«Mentre don Barone mi violentava
non riuscivo a reagire: volevo finisse»

«Mentre don Barone mi violentava non riuscivo a reagire: volevo finisse»
di Mary Liguori
Sabato 20 Novembre 2021, 10:10 - Ultimo agg. 13:53
4 Minuti di Lettura

Resta la «riserva» sull’acquisizione di tre cellulari che don Michele Barone ha trovato quando gli furono concessi gli arresti domiciliari nel Teramano, ma prende il via la rinnovazione del procedimento in corte d’Appello a Napoli per le accuse di violenza sessuale per le quali, in primo grado, l’ex confessore dei vip è stato assolto. Ieri, dinanzi al collegio presieduto da Angelo Valerio Lanna, è comparsa una delle due ragazze maggiorenni che sostengono di avere subito atti sessuali dal prete contro la loro volontà. Rappresentata dall’avvocato Rossella Calabritto, una delle due giovani ha sostenuto l’interrogatorio e confermato le accuse nei confronti dell’ex sacerdote, difeso dal penalista Carlo De Stavola, rispondendo alle domande del sostituto procuratore generale Maria Cristina Gargiulo e del difensore di Barone. Che gli atti sessuali tra le parrocchiane e il religioso ci siano stati è «evenienza accertata», come da motivazioni della sentenza di assoluzione di primo grado. Ma gli amplessi, secondo i giudici di Santa Maria Capua Vetere, «furono consensuali perché di natura orale». 

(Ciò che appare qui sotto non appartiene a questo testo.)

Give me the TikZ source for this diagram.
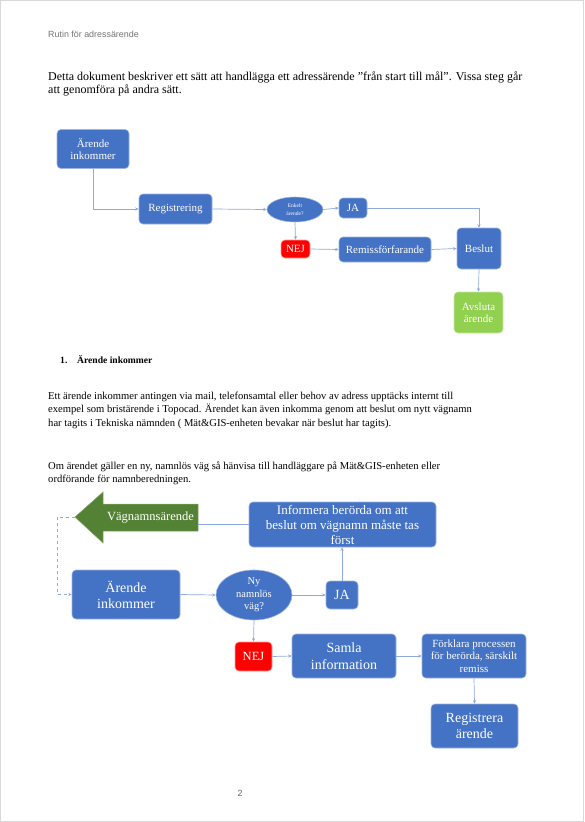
\documentclass[tikz,border=0pt]{standalone}
\usepackage{fontspec}
\setmainfont{Liberation Serif}
\newfontfamily\hdrfont{Liberation Sans}
\usepackage{tikz}
\usetikzlibrary{shapes.geometric,arrows.meta}

\definecolor{boxblue}{HTML}{4472C4}
\definecolor{boxedge}{HTML}{9DB4E0}
\definecolor{linkblue}{HTML}{8FAADC}
\definecolor{nejred}{HTML}{FF0000}
\definecolor{donegreen}{HTML}{92D050}
\definecolor{pilgreen}{HTML}{548235}
\newcommand{\fsz}[2]{\fontsize{#1}{#2}\selectfont}

\tikzset{
	box/.style={draw=boxedge, fill=boxblue, rounded corners=4pt, line width=0.6pt,
		text=white, align=center, inner sep=0pt},
	nejbox/.style={box, fill=nejred, draw=red!40},
	donebox/.style={box, fill=donegreen, draw=donegreen!50},
	fraga/.style={box, ellipse},
	link/.style={draw=linkblue, line width=0.7pt},
	brod/.style={anchor=base west, inner sep=0pt, font=\fsz{12}{13.5}},
	brodsmal/.style={anchor=base west, inner sep=0pt, font=\fsz{10.6}{13.5}},
}

\begin{document}
\begin{tikzpicture}[x=1pt, y=-1pt, >={Stealth[length=3.5pt,width=3.2pt]}]
			\useasboundingbox (0,0) rectangle (584,822);
			\draw[black!15, line width=1pt] (0.5,0.5) rectangle (583.5,821.5);

			\node[anchor=base west, inner sep=0pt, text=black!55, font=\hdrfont\fsz{8.9}{10}] (rubrik) at (48,37) {Rutin för adressärende};
			\node[brod] (intro1) at (48,80) {Detta dokument beskriver ett sätt att handlägga ett adressärende ”från start till mål”. Vissa steg går};
			\node[brod] (intro2) at (48,93.5) {att genomföra på andra sätt.};

			\node[box, minimum width=72pt, minimum height=39pt, font=\fsz{11}{12.5}] (ink1) at (93,149) {Ärende\\inkommer};
			\node[box, minimum width=73pt, minimum height=30pt, font=\fsz{11}{12.5}] (reg1) at (175.5,209) {Registrering};
			\node[fraga, minimum width=56pt, minimum height=25pt, font=\fsz{5.5}{7.5}] (enkel) at (295,209.5) {Enkelt\\ärende?};
			\node[box, minimum width=28pt, minimum height=20pt, font=\fsz{11}{12.5}] (ja1) at (353,208) {JA};
			\node[nejbox, minimum width=29pt, minimum height=18pt, font=\fsz{11}{12.5}] (nej1) at (295.5,249) {NEJ};
			\node[box, minimum width=92pt, minimum height=25pt, font=\fsz{11}{12.5}] (remiss) at (385,249.5) {Remissförfarande};
			\node[box, minimum width=44pt, minimum height=41pt, font=\fsz{11}{12.5}] (beslut) at (479,248.5) {Beslut};
			\node[donebox, minimum width=49pt, minimum height=41pt, font=\fsz{11}{12.5}] (avsluta) at (478.5,312.5) {Avsluta\\ärende};

			\draw[link,->] (ink1.south) |- (reg1.west);
			\draw[link,->] (reg1.east) -- (enkel.west);
			\draw[link,->] (enkel.east) -- (ja1.west);
			\draw[link,->] (ja1.east) -| (beslut.north);
			\draw[link,->] (enkel.south) -- (nej1.north);
			\draw[link,->] (nej1.east) -- (remiss.west);
			\draw[link,->] (remiss.east) -- (beslut.west);
			\draw[link,->] (beslut.south) -- (avsluta.north);

			\node[anchor=base west, inner sep=0pt, font=\bfseries\fsz{9.6}{12}] (nr) at (60,363) {1.};
			\node[anchor=base west, inner sep=0pt, font=\bfseries\fsz{9.6}{12}] (avsnitt) at (77,363) {Ärende inkommer};

			\node[brodsmal] (text1) at (48,399) {Ett ärende inkommer antingen via mail, telefonsamtal eller behov av adress upptäcks internt till};
			\node[brodsmal] (text2) at (48,412.5) {exempel som bristärende i Topocad. Ärendet kan även inkomma genom att beslut om nytt vägnamn};
			\node[brodsmal] (text3) at (48,426) {har tagits i Tekniska nämnden ( Mät\&GIS-enheten bevakar när beslut har tagits).};
			\node[brodsmal] (text4) at (48,469) {Om ärendet gäller en ny, namnlös väg så hänvisa till handläggare på Mät\&GIS-enheten eller};
			\node[brodsmal] (text5) at (48,482.5) {ordförande för namnberedningen.};

			\fill[pilgreen, draw=pilgreen!70!white, line width=0.5pt]
				(75,517) -- (103,492) -- (103,504) -- (198,504)
				-- (198,531) -- (103,531) -- (103,543) -- cycle;
			\coordinate (vtip) at (75,517);
			\coordinate (vturn) at (57,517);
			\node[inner sep=0pt, minimum width=95pt, minimum height=27pt, text=white, font=\fsz{12.5}{14}] (vagn) at (150.5,517.5) {Vägnamnsärende};

			\node[box, minimum width=187pt, minimum height=45pt, font=\fsz{13}{15}] (info) at (342.5,524.5) {Informera berörda om att\\beslut om vägnamn måste tas\\först};
			\node[box, minimum width=108pt, minimum height=49pt, font=\fsz{14}{16}] (ink2) at (126,594.5) {Ärende\\inkommer};
			\node[fraga, minimum width=76pt, minimum height=50pt, font=\fsz{10.5}{12.5}] (nyvag) at (254,595) {Ny\\namnlös\\väg?};
			\node[box, minimum width=32pt, minimum height=28pt, font=\fsz{14}{16}] (ja2) at (342,595) {JA};
			\node[nejbox, minimum width=37pt, minimum height=29pt, font=\fsz{12.5}{14}] (nej2) at (253.5,656.5) {NEJ};
			\node[box, minimum width=104pt, minimum height=44pt, font=\fsz{14}{16.5}] (samla) at (344,656) {Samla\\information};
			\node[box, minimum width=104pt, minimum height=44pt, font=\fsz{11}{12.5}] (forklara) at (474,656) {Förklara processen\\för berörda, särskilt\\remiss};
			\node[box, minimum width=87pt, minimum height=44pt, font=\fsz{14}{16}] (regarende) at (474.5,726) {Registrera\\ärende};

			\draw[link] (info.west) -- (info.west -| vagn.east);
			\draw[link, dashed, ->] (vtip) -- (vturn) |- (ink2.west);
			\draw[link,->] (ink2.east) -- (nyvag.west);
			\draw[link,->] (nyvag.east) -- (ja2.west);
			\draw[link,->] (ja2.north) -- (info.south -| ja2.north);
			\draw[link,->] (nyvag.south) -- (nej2.north);
			\draw[link,->] (nej2.east) -- (samla.west);
			\draw[link,->] (samla.east) -- (forklara.west);
			\draw[link,->] (forklara.south) -- (regarende.north);

			\node[inner sep=0pt, text=black!60, font=\hdrfont\fsz{9}{10}] (sidnr) at (240,793) {2};
		\end{tikzpicture}
\end{document}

Ed è stato solo sulla volontarietà che le parti hanno potuto interrogare la ragazza. E lei, la vittima, ha confermato di non avere mai avuto alcuna intenzione di congiungersi carnalmente col prete, cosa che, a suo dire, le fu imposta.

E sul perché non si ribellò ha detto: «Ero completamente imbambolata, non riuscivo a reagire», «Volevo solo che tutto finisse al più presto, ero privata della mia volontà», ha ripetuto più volte. In un passaggio dei precedenti interrogatori, la giovane riferì che «se la Madonna aveva perdonato Barone» poteva perdonarlo anche lei.

L’avvocato De Stavola le ha chiesto chiarimenti su questo passaggio, su «come facesse a sapere che la Madonna aveva perdonato il prete» e lei ha risposto, «la Vergine è misericordiosa, perdona tutti». Passaggi che confermano che, come accaduto già durante il complesso dibattimento di primo grado, il processo anche in Corte d’Appello valica spesso, per argomenti trattati, i confini squisitamente giudiziari, per sconfinare nel campo della fede e della religione, delle credenze e delle suggestione. D’altronde, la condanna che Barone ha rimediato in primo grado riguarda delle violente pratiche di esorcismo su una ragazzina di tredici anni che i genitori ritenevano indemoniata e che fu sottratta alle cure mediche per essere affidata totalmente al sacerdote. Affetta da disturbi di conversione, fu ritirata dall’ospedale e per mesi il prete se ne occupò. Per queste vicende anche i genitori della ragazza sono stati condannati e hanno perduto la responsabilità genitoriale.
 

Come detto, il collegio non ha ancora sciolto la riserva sull’acquisizione di nuove prove chiesta dalla difesa di Barone. Ciò nonostante ieri le parti siano convenute sulla necessità di una decisione preliminare rispetto all’escussione delle parti offese. Il collegio, in seguito a una breve camera di consiglio, ha deciso di non acquisire per il momento i tre cellulari, ma non ha sciolto la riserva e non ha escluso che, semmai dovesse il contenuto dei telefonini essere ammesso agli atti in futuro, alla luce di eventuali nuovi aspetti, le parti offese potrebbero essere ascoltate di nuovo. I telefonini in questione, Barone sostiene di averli ritrovati quando, dopo 26 mesi di carcere, il 20 marzo del 2020, ottenne i domiciliari fuori regione, a Cologna Spiaggia, in provincia di Teramo. Ieri, il suo avvocato ha fornito al collegio una parte dei contenuti dei tre smartphone, ma i giudici non hanno ritenuto pertinenti i file al punto da disporre l’acquisizione dei dispositivi e si sono, ancora una volta, riservati la decisione. Si torna in aula a febbraio, per l’escussione dell’altra ragazza che accusa di stupro il religioso.